I still cry -- or perhaps tears have only recently come. It isn't so much the story line of the movie as it is its part in the story line of my life. At least that's all I can guess. I don't know how many times I have watched White Christmas, but knowing that it was released in 1954 and I was born in 1956, suffice it to say that I have been watching it forever. I'm not sure my brother was ever that enthralled by it, but I remember watching it with my parents year after year back in those days when it aired during prime time. Later, during a span when broadcasters apparently saw it as more quaint than relevant, I crept out of bed to watch it during the wee hours of the night long after my parents had gone to bed. I can remember stoking the still-red coals in the fireplace into fresh flame and adding a new log or two, and nestling down in front of the hearth with a pillow and a blanket, humming along while Vera Ellen and Rosemary Clooney sang about their lives as Sisters, Danny Kaye observed how The Best Things Happen While You're Dancing, Rosemary lamented how Love, You Didn't Do Right By Me, and Bing Crosby evoked snow almost by magic out of a dry Vermont Christmas Eve singing White Christmas.
I'm sure there have been years when I somehow managed to miss it -- or inexplicably neglected to make time for it -- but those years have been few. Indeed, it was the allure of this movie that that sowed the seeds of intrigue leading to my choice of Vermont for the destination of our honeymoon some 12 years ago. By now we have even managed to watch the movie in Vermont more times than one. "Snow, snow, snow, snow...it won't be long until we'll all be there with snow..."
And so it was that we set aside the time yesterday to slide in the DVD and settle in for the annual experience. It felt like a double delight since we opted to stay home this holiday season. Our own private cinematic taste of Vermont -- the holiday holy land for us far moreso than the North Pole. And true to form, as soon as the General -- against his will -- descended the steps in his uniform for the grand finale of the show, tears starting streaming down my face.

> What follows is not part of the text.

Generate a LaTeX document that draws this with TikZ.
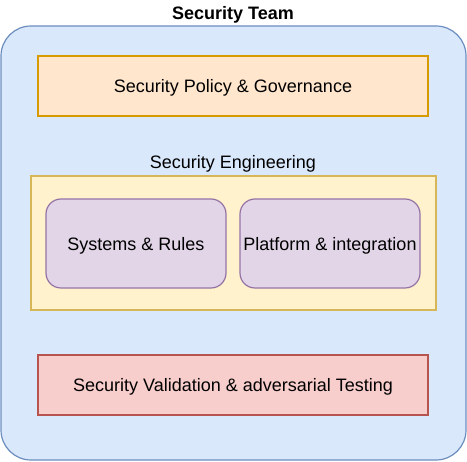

As I say, it's not so much because the show is that touching. Sure, it's warm and tender and touching in many ways, but by now I know most of the lines and the songs by heart. There is even one less desirable one that, through the gift of digital tracking, I now choose to skip right over. If it were the movie alone, its capacity to "touch" surely would have long since worn off.
No, I think the tears have more to do with the thread this single movie weaves throughout the entirety of my life. I can't think of much else -- if anything -- that has endured with me from my very beginning. Year after year, in one location or another; broadcast, videotape, and now DVD; always and reliably there, since I myself was a child on through the time when I had children of my own and now that they are grown. Bing and Danny and Vera and Rosemary have become almost family -- no, more like organs of my body --and this song something like the beat of my heart.
It is, I suppose, simple nostalgia, but it feels like more than that -- a touchstone, perhaps, somehow recalling everywhere I've been, how I peculiarly dream, and who I uniquely am. And I am grateful for it...
...One more blessing to count, in those worrisome nights when I can't sleep, instead of sheep.